Just to complete my rant 2 people largely contributed to the transport demise and nanny state we are in now, dr beeching for his cuts in rail,and jimmy Saville with his clunk click campaign, seats belts,crash helmets yes, compulsion no.the start of big brother as far as I am concerned.

The remnants of the Maglev testing track can still just about be found in the Fens of Cambridgeshire. Went looking for them myself, found a few bits, but not much left to see.
The train itself can be spotted just across from Peterborough station, interesting idea, but impractical.

Naughty Nigel
13th May 2019, 09:28 PM
Hmmm. Wasn't HS2 announced by the outgoing Labour government in 2009-2010?

Dr Beeching was not responsible for the rail cuts. Beeching was Ernest Marples 'fall guy', hired to do Marples dirty work. Marples made his fortune from road building, including the then new M1 and M6 motorways, so he wouldn't want to be seen closing railways in favour of building new roads. He died abroad as a tax exile.

Harold Wilson promised to reverse the rail cuts if elected in the 1964 General Election. He was elected but failed to keep his manifesto promise, (what's new?), although to be fair he did save one line passing through three key Labour marginal constituencies in the Welsh borders. In fact more lines were closed under Barbara Castle than under the Tories.

It should also be said that lines were being closed before WWII, and many more closed in the late 1940's and 1950's for both economic and geological reasons.

We all know what an odious character Saville was, but to blame him for seat belt law and the 'nanny state' is frankly misguided. He was simply a paid performer.
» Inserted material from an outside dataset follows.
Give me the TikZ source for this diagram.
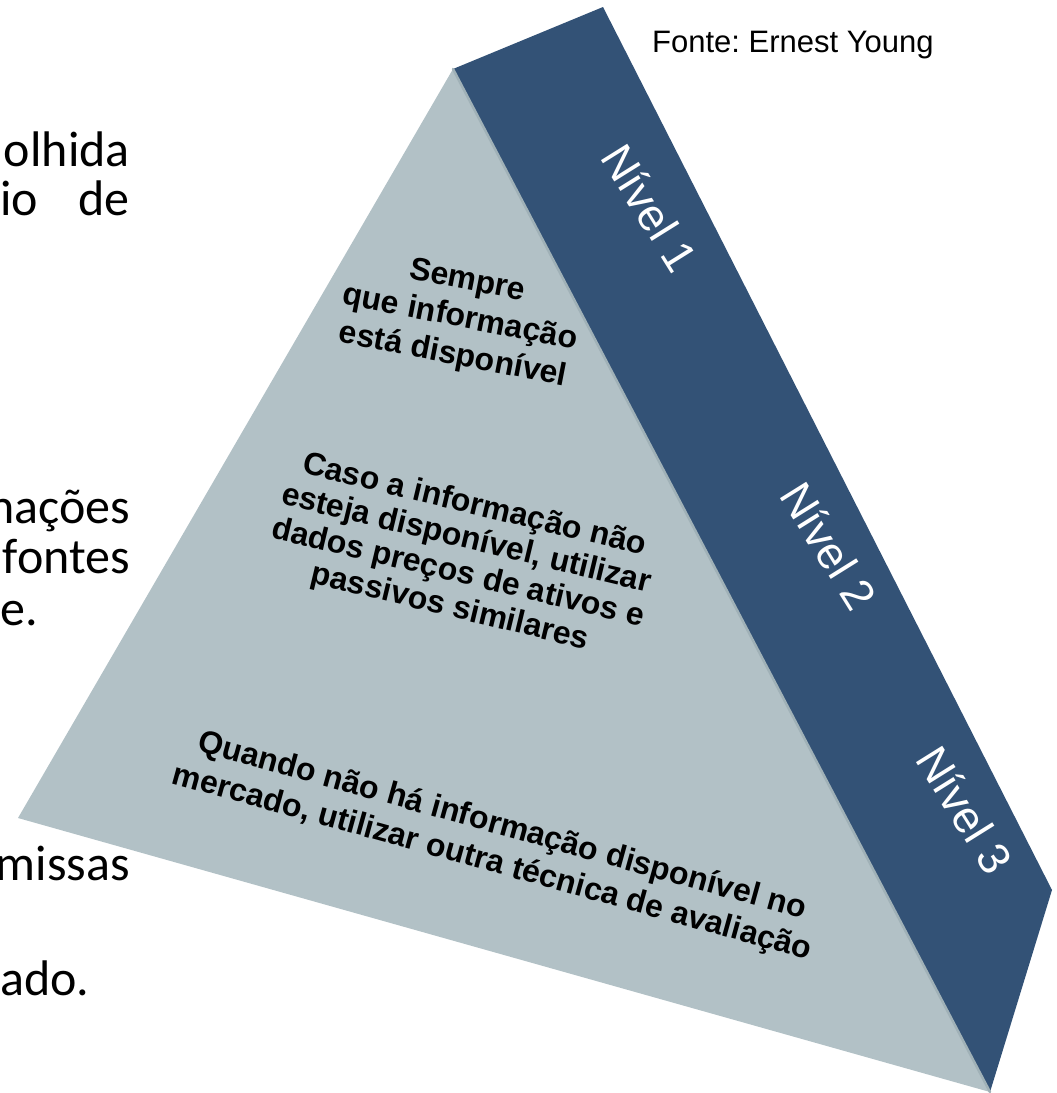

The seat belt law may not be universally popular but it has probably saved more lives than any other single piece of road safety legislation. Some laws exist for the common good and the seat belt law is one of them.

DerekW
13th May 2019, 10:17 PM
And the current seat belt configuration was donated to the world courtesy of the developing company without any licence fee required.